Last week, leading up to Palm Sunday, I had the pleasure of going on a small men’s retreat with a few of my friends, and we used the weekend to look into the writings and sermons of St. Alphonsus Liguori, an 18th century bishop and doctor of the Church, and let me tell you, the man pulls no punches. One of the things that has really stayed with me through Holy Week was his reflection on the sorrow of Christ in the garden. He said, and credibly so, that the reason Christ suffered so much in the garden was in large part due to our lack of gratitude for the sacrifice He was to make.

Think about it, Christ gave His life, His very self, to us through the torturous death on the cross, and did so knowing full well that we were all going to keep right on sinning afterwards. To know, that even after He would cooperate with His Father’s will and redeem us, setting us free from our slavery to sin, we would still say, “Thanks, but I’m just going to keep sinning. You’ll forgive me again next time, right? Awesome.” This lack of gratitude didn’t change Christ’s mind. He still loves, forgives, and sacrifices for us out of His perfect desire for our good, but love and sorrow often go hand in hand. When we love someone and seek their good, how painful and sorrowful is it to see them constantly settling for less? Debasing themselves chasing a momentary pleasure instead of securing their greatest good?

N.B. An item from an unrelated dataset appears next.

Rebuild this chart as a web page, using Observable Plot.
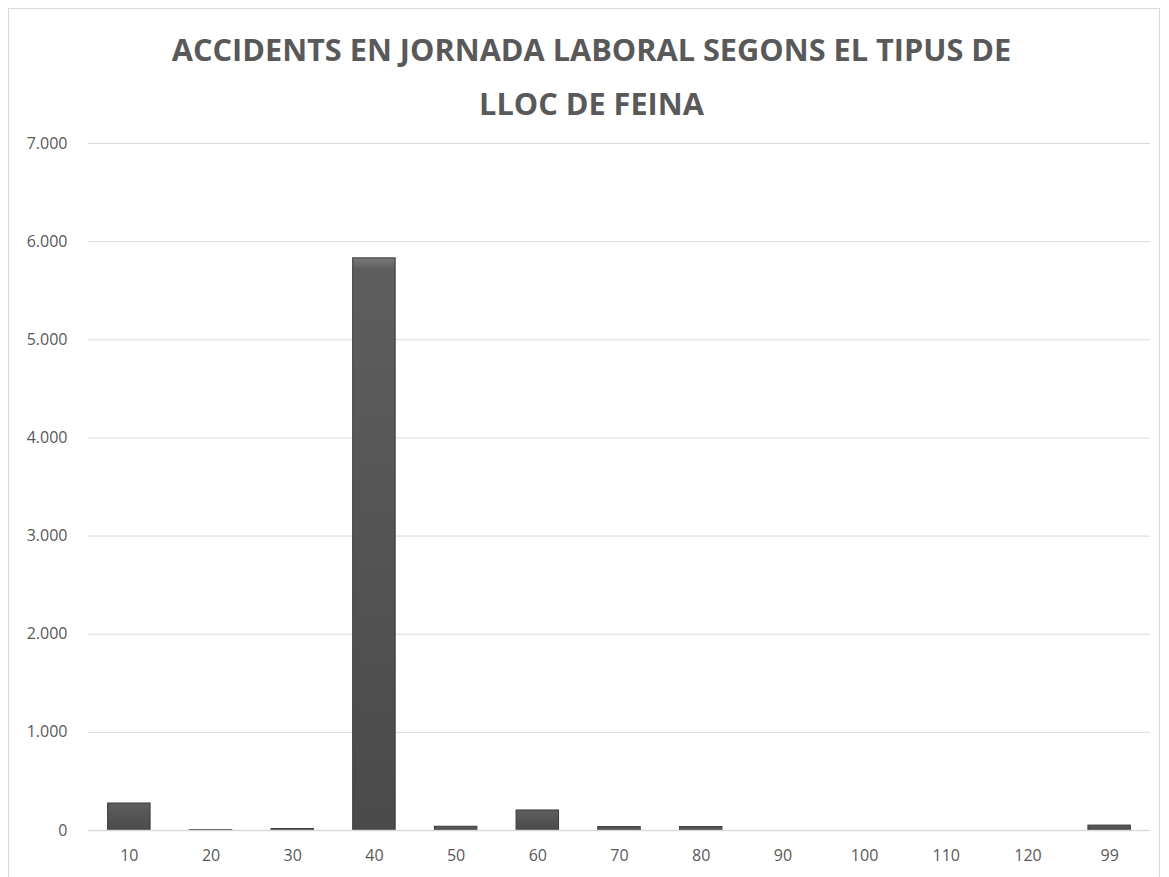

This Good Friday, don’t skip to the end. Yes, we know that Christ’s death on the Cross is not really a defeat, but a key step to victory. Don’t let yourself be so focused on that as to forget what a costly victory it was. If we are going to develop our gratitude, we’re going to have to develop our awareness of just what a gift it was. On every day, but especially on this Good Friday, let’s take the time to reflect on the gift, show our gratitude to the giver, and truly accept and live out the graces offered to us. Remember, when Jesus said, “Forgive them, Father,” it wasn’t only the Pharisees that needed forgiveness for putting Him on that tree, it was all of us who He died for, too. Out of our profound gratitude, let’s enter into the tomb with Jesus so that He can lead us out.